14/08/2016 8:11 AM AEST

So, Someone Dumped 160 Liters Of Hydrogen Peroxide In 2 Olympic Pools

And now officials have resorted to draining the swamp-like water.

Britain's Jack Laugher and Chris Mears take part in training before the men's synchronized 3-meter springboard diving final in the green water of the diving pool at the Maria Lenk Aquatic Center at the 2016 Summer Olympics in Rio de Janeiro, Brazil, Wednesday, Aug. 10, 2016.

The mystery behind the Rio Olympics’ unsightly, swamp-green pool water appears to be finally solved. The explanation, however, is nothing short of bizarre. 

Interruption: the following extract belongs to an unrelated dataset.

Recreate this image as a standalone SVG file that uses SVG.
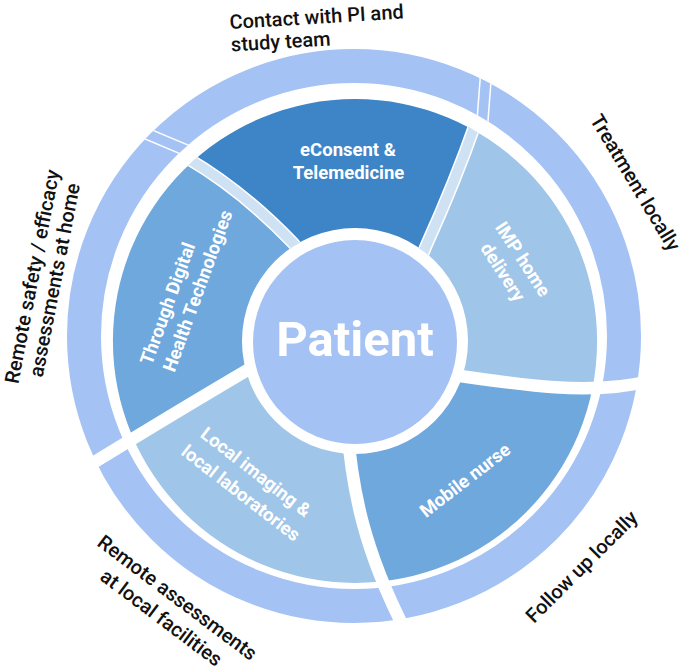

During a press conference Saturday, Rio 2016 officials added to a growing list of theories about the greening water. On Aug. 5, someone accidentally dumped 160 liters of hydrogen peroxide ― the stuff you use to clean scrapes and burns ― into two pools at the Maria Lenk Aquatic Center, reported The New York Times. The mishap neutralized the chlorine’s ability to kill organics. 

Hydrogen peroxide is reportedly effective at cleaning pools, but not when used together with chlorine. 

Officials don’t have enough time ahead of Sunday’s synchronized swimming competition to clean the pool. So, they announced Saturday they would drain and refill the competition pool with some 1 million gallons of clear water from the nearby practice pool, The Associated Press reported. Rio 2016 spokesman Mario Andrada said the “radical measure” was necessary to ensure visibility for athletes competing in upcoming synchronized swimming events. 

But a pool used for diving, whose water also turned green, would not be drained, Andrada told the AP.

“Of course it is an embarrassment because we are hosting the Olympic Games,” he told the AP. “It should be light blue, transparent. We could have done better in fixing it quickly. We learned a painful lesson the hard way.”

Olympic organizers have been scrambling to gain control of the situation since the waters of the diving pool mysteriously changed color Monday night. The nearby polo and synchronized swimming pool began its transformation on Wednesday.

Previous explanations for the water’s disgusting shade have included a “proliferation of algae” and a chemical imbalance. 

On Friday, the diving pool, which one athlete said “smells like a fart,” was briefly closed. Officials have assured athletes that the green water poses no health risks.

The water of the diving pool at right appears a murky green, in stark contrast to the clear blue water of the polo and synchronized swimming pool on Tuesday, Aug. 9.